By NEIL HARTNELL
Tribune Business Editor
SO-CALLED 'stimulus spending' "never works" in an economy like the Bahamas because it only succeeds in "running down" the all-important foreign exchange reserves, a former finance minister has told Tribune Business.
In what some might term as a criticism of the former Ingraham administration's multi-million dollar capital works and infrastructure projects, James Smith, now a key Ministry of Finance consultant, said that rather than stimulate aggregate demand in the Bahamian economy, such projects were heavily dependent on imported materials and equipment.
This, together with the foreign currency borrowings that financed them, ultimately contributed to a drawdown on the Bahamas' foreign currency reserves via increased debt servicing and imports, Mr Smith said.
"I never believed stimulus spending worked in a small country like the Bahamas," he told Tribune Business. "You are already running down the reserves, or borrowing foreign currency and deferring the rundown in reserves until you pay it. It doesn't work in a developing country."

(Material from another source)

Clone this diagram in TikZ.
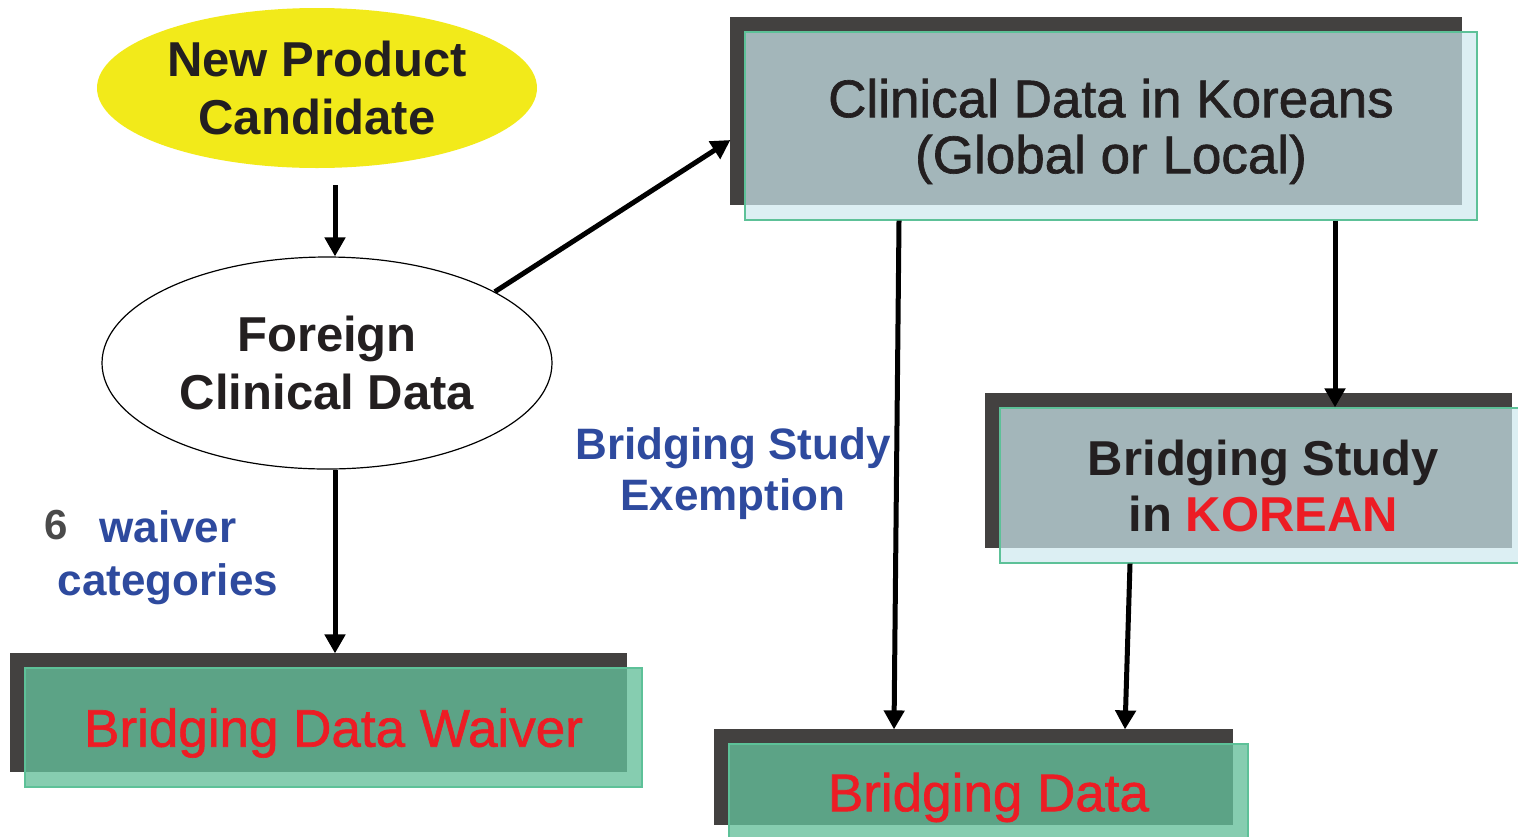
\documentclass[tikz,border=0pt]{standalone}
\usepackage{fontspec}
\setmainfont{Liberation Sans}
\newfontfamily\mediumsans{Liberation Sans}[FakeBold=1.2]
\usetikzlibrary{arrows.meta,shapes.geometric,shadows}
\definecolor{ovalyellow}{RGB}{242,234,26}
\definecolor{shadowdark}{RGB}{67,65,64}
\definecolor{paleblue}{RGB}{205,232,238}
\definecolor{boxgreen}{RGB}{100,191,154}
\definecolor{edgegreen}{RGB}{93,193,152}
\definecolor{alertred}{RGB}{237,28,36}
\definecolor{labelblue}{RGB}{46,74,158}
\definecolor{inkdark}{RGB}{35,31,32}
\definecolor{numgrey}{RGB}{74,74,74}
\begin{document}
\begin{tikzpicture}[x=.5pt, y=-.5pt,
  arr/.style={line width=2.5pt, -{Triangle[length=9.5pt, width=10pt]}},
  oval/.style={ellipse, inner sep=0pt, align=center, text=inkdark,
    font=\fontsize{24.5}{29}\selectfont\bfseries},
  card/.style={rectangle, inner sep=0pt, align=center, text depth=0pt,
    draw=edgegreen, line width=.6pt, text opacity=1,
    general shadow={fill=shadowdark, fill opacity=1, draw=none,
      shadow xshift=-7.5pt, shadow yshift=7.5pt}},
  greycard/.style={card, fill=paleblue, fill opacity=.7, text=inkdark},
  greencard/.style={card, fill=boxgreen, fill opacity=.78, text=alertred,
    font=\fontsize{26.5}{30}\selectfont\mediumsans},
  bluelabel/.style={align=center, text=labelblue, font=\fontsize{22}{25.5}\selectfont\bfseries}]
\clip (0,0) rectangle (1518,836);
\node [oval, fill=ovalyellow, minimum width=220pt, minimum height=80pt] (npc) at (317,88) {New Product\\Candidate};
\node [oval, draw, line width=.6pt, fill=white, minimum width=225pt, minimum height=106pt] (fcd) at (327,363) {Foreign\\Clinical Data};
\node [greycard, minimum width=366pt, minimum height=94pt, font=\fontsize{26.5}{28}\selectfont\mediumsans] (clin) at (1111,126) {Clinical Data in Koreans\\(Global or Local)};
\node [greycard, minimum width=263.5pt, minimum height=77.5pt, font=\fontsize{24.5}{28}\selectfont\bfseries] (bsk) at (1263.5,485.5) {Bridging Study\\in \textcolor{alertred}{KOREAN}};
\node [greencard, minimum width=308.5pt, minimum height=59.5pt] (bdw) at (333.5,727.5) {Bridging Data Waiver};
\node [greencard, minimum width=259.5pt, minimum height=48pt] (bd) at (988.5,792) {Bridging Data};
% labels
\node [bluelabel] (exempt) at (733,474) {Bridging Study\\Exemption};
\node [bluelabel, font=\fontsize{22}{26.5}\selectfont\bfseries] (waive) at (168,558) {waiver\\categories};
\node [text=numgrey, font=\fontsize{21}{25}\selectfont\bfseries] (six) at (56,525) {6};
% arrows
\draw [arr] ([shift={(18,17)}]npc.south) -- ([shift={(8,0)}]fcd.north);
\draw [arr] (fcd.23) -- ([shift={(-14,14)}]clin.west);
\draw [arr] ([shift={(8,0)}]fcd.south) -- ([shift={(1.5,-14)}]bdw.north);
\draw [arr] ([shift={(-212,0)}]clin.south) -- ([shift={(-94.5,-14)}]bd.north);
\draw [arr] ([shift={(224,0)}]clin.south) -- ([shift={(71.5,0)}]bsk.north);
\draw [arr] ([shift={(-133.5,0)}]bsk.south) -- ([shift={(136.5,-14)}]bd.north);
\end{tikzpicture}
\end{document}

Mr Smith, a former Central Bank governor, said conventional economic theory suggested capital works and infrastructure projects, financed by increased government spending, acted as a 'stimulus' by expanding total demand within a nation's economy.
But, even in countries with "a lot of domestic production", such projects inevitably needed to import large quantities of construction materials and related equipment, leading to considerable foreign exchange outflows.
"Any time you increase GDP through expenditure in a developing country, it either increases imports of capital equipment or financial goods," Mr Smith told Tribune Business.
He added that this needed to be counterbalanced by "strong foreign exchange earnings", which in the Bahamas' case was tourism and foreign direct investment (FDI), neither of which was well-placed to oblige since 2008.
"By increasing spending, you're running down the reserves or committing them to future use," the Ministry of Finance adviser explained. "You can see that in our increase in foreign currency debt."
According to the Central Bank's April 2012 monthly economic and financial developments report, the Bahamas' total foreign currency debt stood at $1.457 billion, with $818.5 million or 56.2 per cent held by foreign investors. The total foreign currency debt accounted for 33.5 per cent - just over one-third - of this nation's total $4.343 billion debt at end-February 2012.
"Whatever we use locally we consume - we consume as imports," Mr Smith said, "so we see the impact in the balance of trade [current account deficits]. It's a commitment to future drawdowns on the reserves, and shows up in growing deficits."
While the US government was able to finance itself from bond issues and other government papers, acquired by the Chinese and worldwide investors, as the US dollar was still a desired country, Mr Smith said the Bahamas was at a much lower level.
"We, on the other hand, when we widen the deficit we increase demand for other people's imports, rather than creating demand for our own imports," he explained.
The Ingraham administration embarked on a massive capital works programme during its 2007-2012 administration, both as a means to prevent the bottom falling out of the Bahamian economy during the global recession, and to ensure that this nation was equipped with the necessary first-world infrastructure to support its major industries and future growth.
Apart from pushing forward with the $409.5 million Lynden Pindling International Airport (LPIA) expansion, the former government also completed the $44 million Nassau Harbour dredging, oversaw the $83 million move to the new Arawak Cay port, and committed to a wide range of Inter-American Development Bank projects: The controversial $200 million-plus New Providence Road Improvement Project; the $81 million upgrade to the Water & Sewerage Corporation; and the $50 million reform of the aviation sector.
Yet many were concerned about the future debt overhang from the vast capital works programme, and the elevated borrowing occurring all at once.
And Mr Smith is not alone in expressing concern about the resulting impact on the Bahamas' foreign reserves.
The United Nations' (UN) Economic Commission for Latin America and the Caribbean, in a macroeconomic report on the Bahamas' released on Friday, warned that "a more solid balance of payments current account" was needed to provide the foreign exchange required for import financing.